Built for the 1936 Olympics, the Deutschlandhalle could hold up to 16,000 people and was the go-to venue for sporting events, entertainment and Nazi propaganda parades. It was largely destroyed during WWII, but reconstructed and reopened towards the end of the 1950s. After serving as a top concert venue for legends like Jimi Hendrix, David Bowie, The Who, Pink Floyd and the Rolling Stones, the structure was eventually demolished in 2011.
Britz transmission mast
A piece of Berlin radio history ended when the Britz transmission mast came down. In 1946, the broadcasting facility in Britz was set up. First used by RIAS (Radio in the American Sector) and then taken over by Deutschlandradio Kultur and Deutschlandfunk in the 1990s. Changes in broadcasting technology, especially the switch to digital frequencies, made the old transmission masts obsolete. The tallest transmission mast, at 160 metres, was blown up on 18 July 2015.
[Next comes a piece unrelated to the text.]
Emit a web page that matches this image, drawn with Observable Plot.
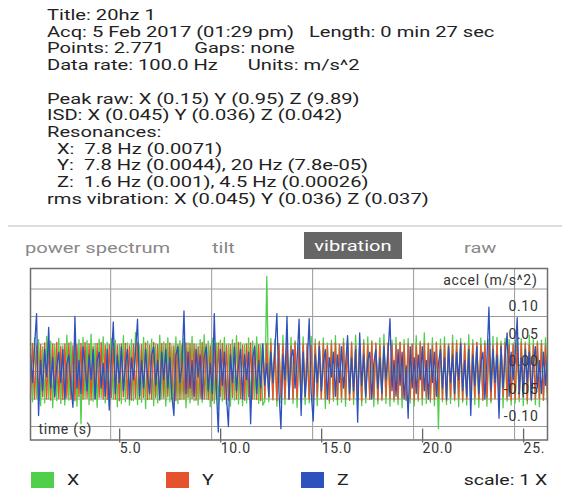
<!DOCTYPE html>
<html>
<head>
<meta charset="utf-8">
<script src="https://cdn.jsdelivr.net/npm/d3@7"></script>
<script src="https://cdn.jsdelivr.net/npm/@observablehq/plot@0.6"></script>
<style>
  html, body { margin: 0; padding: 0; background: #fff; }
  body { width: 564px; height: 490px; position: relative; overflow: hidden; font-family: Roboto, "Noto Sans", sans-serif; }
  #info { position: absolute; left: 47px; top: 7px; font-size: 15px; line-height: 16.7px; color: #222; white-space: pre; transform: scaleX(1.34); transform-origin: 0 0; }
  #sep { position: absolute; left: 8px; top: 225px; width: 554px; height: 1.5px; background: #ddd; }
  .tab { position: absolute; top: 239px; font-size: 15px; color: #888; white-space: pre; line-height: 18px; transform: scaleX(1.34); transform-origin: 0 0; }
  #vib { position: absolute; left: 304px; top: 232px; width: 98px; height: 27px; background: #666; }
  #vib span { display: block; color: #fff; font-size: 15px; text-align: center; line-height: 28px; transform: scaleX(1.34); }
  #chart { position: absolute; left: 0; top: 262px; }
  #legend { position: absolute; left: 0; top: 472px; width: 564px; height: 18px; }
  .sw { position: absolute; top: 0; width: 23px; height: 16px; }
  .lt { position: absolute; top: -1px; font-size: 15px; color: #222; line-height: 18px; white-space: pre; transform: scaleX(1.3); transform-origin: 0 0; }
  #scale { right: 17px; transform-origin: 100% 0; }
</style>
</head>
<body>
<div id="info"></div>
<div id="sep"></div>
<div id="tabs"></div>
<div id="chart"></div>
<div id="legend"></div>
<script>
// ---- header text ----
const infoLines = [
  "Title: 20hz 1",
  "Acq: 5 Feb 2017 (01:29 pm)   Length: 0 min 27 sec",
  "Points: 2.771      Gaps: none",
  "Data rate: 100.0 Hz      Units: m/s^2",
  "",
  "Peak raw: X (0.15) Y (0.95) Z (9.89)",
  "ISD: X (0.045) Y (0.036) Z (0.042)",
  "Resonances:",
  "  X:  7.8 Hz (0.0071)",
  "  Y:  7.8 Hz (0.0044), 20 Hz (7.8e-05)",
  "  Z:  1.6 Hz (0.001), 4.5 Hz (0.00026)",
  "rms vibration: X (0.045) Y (0.036) Z (0.037)"
];
const tabLabels = ["power spectrum", "tilt", "vibration", "raw"];
const activeTab = "vibration";

// ---- chart data ----
const seriesNames = ["X", "Y", "Z"];
const seriesColors = ["#4fcf4a", "#e6522c", "#2d52bd"];
const t0 = 1.03;      // seconds at first sample shown
const dt = 0.1;       // seconds between samples
const xTicks = [5, 10, 15, 20, 25];
const xTickLabels = ["5.0", "10.0", "15.0", "20.0", "25."];
const yTicks = [-0.10, -0.05, 0.00, 0.05, 0.10];
const yTickLabels = ["-0.10", "-0.05", "0.00", "0.05", "0.10"];
const yGrid = [-0.10, -0.05, 0.00, 0.05, 0.10, 0.15];

const valuesX = [
  .052,-.055,.061,-.048,.058,-.062,.045,-.057,.064,-.05,.055,-.066,.049,-.053,.06,-.058,.047,-.061,.066,-.052,
  .054,-.059,.05,-.063,.058,-.095,.062,-.049,.056,-.06,.068,-.054,.051,-.065,.059,-.047,.063,-.057,.053,-.062,
  .06,-.05,.057,-.064,.049,-.058,.065,-.055,.052,-.061,.058,-.053,.071,-.06,.048,-.056,.062,-.067,.055,-.051,
  .059,-.062,.05,-.057,.066,-.049,.054,-.063,.061,-.055,.047,-.06,.063,-.058,.056,-.05,.06,-.066,.052,-.057,
  .064,-.053,.049,-.061,.058,-.056,.067,-.05,.055,-.064,.06,-.058,.052,-.069,.057,-.054,.062,-.06,.05,-.063,
  .058,-.052,.065,-.059,.053,-.062,.049,-.057,.061,-.066,.055,-.05,.063,-.058,.048,-.061,-.054,.173,-.055,.06,
  -.052,.058,-.063,.05,-.057,.066,-.06,.054,-.049,.062,-.058,.056,-.065,.051,-.055,.063,-.06,.048,-.057,.064,
  -.053,.059,-.062,.055,-.05,.061,-.067,.052,-.058,.057,-.054,.065,-.061,.05,-.056,.06,-.063,.058,-.052,.054,
  -.06,.066,-.055,.049,-.062,.058,-.057,.063,-.051,.056,-.064,.052,-.059,.061,-.053,.068,-.058,.05,-.063,.057,
  -.055,.062,-.06,.053,-.066,.058,-.052,.06,-.057,.049,-.063,.065,-.054,.055,-.061,.07,-.058,.052,-.056,.061,
  -.062,.054,-.104,.059,-.055,.063,-.06,.051,-.058,.066,-.053,.057,-.064,.06,-.056,.052,-.061,.067,-.055,.058,
  -.06,.053,-.065,.061,-.052,.056,-.063,.059,-.057,.064,-.05,.062,-.058,.055,-.066,.06,-.054,.058,-.061,.052,
  -.057,.063,-.055,.06,-.062,.054,-.059,.066,-.053,.058,-.06,.055,-.064,.057,-.052,.061,-.058
];
const valuesY = [
  -.048,.051,-.05,.047,-.053,.049,-.046,.052,-.05,.048,-.052,.05,-.047,.053,-.049,.046,-.051,.05,-.048,.052,
  -.05,.047,-.053,.049,-.046,.051,-.05,.053,-.048,.05,-.052,.046,-.049,.051,-.047,.053,-.05,.048,-.051,.049,
  -.047,.052,-.05,.048,-.053,.05,-.046,.051,-.049,.047,-.052,.05,-.048,.053,-.05,.049,-.047,.052,-.051,.048,
  -.05,.053,-.047,.049,-.052,.051,-.048,.05,-.046,.052,-.05,.047,-.053,.049,-.051,.048,-.05,.052,-.047,.051,
  -.049,.05,-.052,.046,-.048,.053,-.05,.049,-.051,.047,-.053,.05,-.048,.052,-.046,.051,-.05,.048,-.052,.049,
  -.047,.051,-.05,.053,-.049,.048,-.052,.05,-.046,.052,-.05,.047,-.051,.049,-.053,.05,-.048,.051,-.047,.052,
  -.05,.048,-.053,.051,-.047,.05,-.049,.052,-.051,.046,-.05,.053,-.048,.049,-.052,.05,-.047,.051,-.05,.048,
  -.052,.05,-.046,.053,-.049,.051,-.05,.047,-.053,.05,-.048,.052,-.051,.049,-.047,.053,-.05,.048,-.052,.051,
  -.049,.047,-.051,.05,-.053,.052,-.048,.049,-.05,.053,-.047,.051,-.052,.048,-.05,.05,-.046,.052,-.049,.05,
  -.051,.048,-.05,.053,-.047,.049,-.052,.051,-.048,.05,-.053,.047,-.05,.052,-.049,.051,-.046,.05,-.052,.048,
  -.05,.052,-.048,.047,-.051,.05,-.053,.049,-.047,.052,-.05,.051,-.048,.053,-.052,.049,-.05,.047,-.051,.05,
  -.048,.053,-.05,.049,-.052,.051,-.047,.05,-.053,.048,-.049,.052,-.051,.05,-.046,.053,-.05,.048,-.052,.049,
  -.05,.051,-.048,.052,-.047,.05,-.053,.049,-.051,.048,-.05,.052,-.049,.05,-.052,.047,-.05
];
const valuesZ = [
  .03,-.02,.045,.105,-.08,.02,-.035,.04,-.01,.08,-.03,.025,-.045,.01,.035,-.02,.04,-.05,.015,.03,
  -.025,-.065,.10,-.03,.02,-.04,.045,.01,-.035,.03,-.015,.04,-.05,.02,.035,-.03,.015,-.045,.04,-.07,
  .02,.09,-.04,.03,-.02,.045,-.035,.01,.04,-.05,.025,-.015,.035,.095,-.045,.02,-.03,.04,-.01,-.04,
  .03,.045,-.025,.02,-.05,.035,-.015,.04,-.03,.025,-.045,-.08,.03,.045,-.02,.01,.11,-.04,.035,-.03,
  .02,-.045,.04,-.01,.03,-.05,.025,.045,-.035,.015,-.04,.105,-.03,-.11,.04,-.025,.035,-.045,-.10,.03,
  -.02,.045,-.035,.01,.04,-.05,.03,-.015,.035,-.095,.025,.045,-.04,.02,-.03,.05,-.025,.015,-.045,.035,
  -.02,.04,.105,-.035,-.104,.03,-.015,.10,-.05,.025,.04,-.03,.02,.095,-.08,.035,-.045,.01,.096,-.04,
  -.09,.03,-.02,.045,-.035,.015,.04,-.05,.025,-.01,.035,-.045,.03,-.02,.045,-.03,.01,.065,-.04,.025,
  -.035,.04,-.092,.07,-.025,.03,-.045,.02,.035,-.05,.015,.04,-.03,.025,-.04,.045,-.015,.03,.096,-.035,
  .02,-.045,.04,-.025,.035,-.05,.01,-.085,.045,-.03,.025,-.04,.03,-.015,.045,-.035,.02,-.05,.04,-.02,
  .035,-.045,.015,.04,-.03,.025,-.05,.045,-.02,.03,-.04,.035,-.015,.05,-.035,.02,-.045,.04,-.08,.03,
  -.025,.045,-.04,.015,.035,-.05,.02,.117,-.035,.04,-.02,.03,-.085,.045,-.03,.025,.07,-.045,.035,-.015,
  .03,.098,-.04,.025,-.045,.04,-.02,.035,-.05,.015,.045,-.03,.02,-.04,.035,-.025,.03
];

// ---- header ----
document.getElementById("info").textContent = infoLines.join("\n");
const tabLeft = [25, 212, 304, 464];
const tabsDiv = document.getElementById("tabs");
tabLabels.forEach((lab, i) => {
  const d = document.createElement("div");
  if (lab === activeTab) {
    d.id = "vib";
    const s = document.createElement("span");
    s.textContent = lab;
    d.appendChild(s);
  } else {
    d.className = "tab"; d.style.left = tabLeft[i] + "px";
    d.textContent = lab;
  }
  tabsDiv.appendChild(d);
});

// ---- chart ----
const valuesBySeries = [valuesX, valuesY, valuesZ];
const rows = [];
valuesBySeries.forEach((vals, s) => {
  vals.forEach((v, i) => rows.push({series: seriesNames[s], t: t0 + i * dt, v}));
});
const tMax = t0 + (valuesX.length - 1) * dt;

const chart = Plot.plot({
  width: 564,
  height: 200,
  marginLeft: 30,
  marginRight: 17,
  marginTop: 6,
  marginBottom: 22.5,
  style: {fontFamily: "Roboto, sans-serif", fontSize: "14px", color: "#333", background: "transparent"},
  x: {domain: [t0, tMax], axis: null},
  y: {domain: [-0.1245, 0.1873], axis: null},
  color: {domain: seriesNames, range: seriesColors},
  marks: [
    Plot.gridX(xTicks, {stroke: "#9a9a9a", strokeOpacity: 1, strokeWidth: 1}),
    Plot.gridY(yGrid, {stroke: "#9a9a9a", strokeOpacity: 1, strokeWidth: 1}),
    Plot.line(rows, {x: "t", y: "v", z: "series", stroke: "series", strokeWidth: 1.3, curve: "linear"}),
    Plot.axisX(xTicks, {
      anchor: "bottom", tickSize: 14, tickPadding: 0, stroke: "#666", strokeWidth: 1.3,
      tickFormat: d => xTickLabels[xTicks.indexOf(d)],
      textAnchor: "start", dx: 9, dy: -11, fill: "#333", fontSize: 14, label: null
    }),
    Plot.text(yTicks, {
      y: d => d, text: d => yTickLabels[yTicks.indexOf(d)], frameAnchor: "right",
      textAnchor: "end", lineAnchor: "middle", dx: -9, dy: -10, fill: "#333", fontSize: 14
    }),
    Plot.text(["accel (m/s^2)"], {frameAnchor: "top-right", textAnchor: "end", lineAnchor: "middle", dx: -10, dy: 12, fill: "#333", fontSize: 14}),
    Plot.text(["time (s)"], {frameAnchor: "bottom-left", textAnchor: "start", lineAnchor: "middle", dx: 8, dy: -10.5, fill: "#333", fontSize: 14}),
    Plot.frame({stroke: "#6e6e6e", strokeWidth: 1.5})
  ]
});
d3.select(chart).selectAll("text").attr("letter-spacing", "0.7px");
document.getElementById("chart").appendChild(chart);

// ---- legend ----
const legendLeft = [31, 166, 301];
const leg = document.getElementById("legend");
seriesNames.forEach((name, i) => {
  const sw = document.createElement("div");
  sw.className = "sw"; sw.style.left = legendLeft[i] + "px"; sw.style.background = seriesColors[i];
  leg.appendChild(sw);
  const lt = document.createElement("div");
  lt.className = "lt"; lt.style.left = (legendLeft[i] + 36) + "px"; lt.textContent = name;
  leg.appendChild(lt);
});
const sc = document.createElement("div");
sc.className = "lt"; sc.id = "scale"; sc.textContent = "scale: 1 X";
leg.appendChild(sc);
</script>
</body>
</html>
The 1980s was certainly a time of change in East Berlin. The old gas containers, some of which dated back to the 19th century, were no longer needed. But Berliners had become attached to the striking industrial monuments and founded the citizens’ initiative “Gasometer nicht sprengt man” (You can’t blow up gasometers). Sadly, the GDR city administrators were indifferent and, on 28 July 1984, the gas containers on Dimitroffstraße (now called Danziger Straße) was blown up. Filming and photographing the demo was not allowed, but some sneaky amateur shots were still taken.
Opened as a long-distance railway station in 1841, Anhalter Bahnhoff was once one of the most important transport hubs in the Prussian metropolis. Directly connected to Potsdamer Platz, the station played an important role in Berlin’s development into a modern metropolis. After its near-destruction during WWII, Anhalter Bahnhoff found itself obsolete in a newly divided Berlin. Today, the old station’s portico stands as a memorial to the original structure.
Six enormous flak towers were intended to protect Berlin from enemy air raids during the Second World War. The Nazis had the huge structures built in the Volksparks Friedrichshain, Humboldthain, Hasenheide and Tiergarten. The Zoo bunker at Tiergarten was blown up in the late 1940s in a spectacular dust-filled event.
Bellevue Tower at Potsdamer Platz
With the division of Berlin, the once-bustling Potsdamer Platz became a wasteland with only a few buildings remaining. One such building was the Bellevue Tower, which had served as a hotel and student residence. After the fall of the Wall it soon became clear that Potsdamer Platz would not remain a wasteland for much longer. Companies like Sony, Daimler and Deutsche Bahn planned to base their offices there, as well as a casino, luxury hotels, a film theatre and shopping centre (starting to sound like the Potsdamer Platz we all know and hate?).
A master plan for the area was developed and the old Bellevue Tower just no longer fitted in, so in October 1993 the high-rise building was demolished.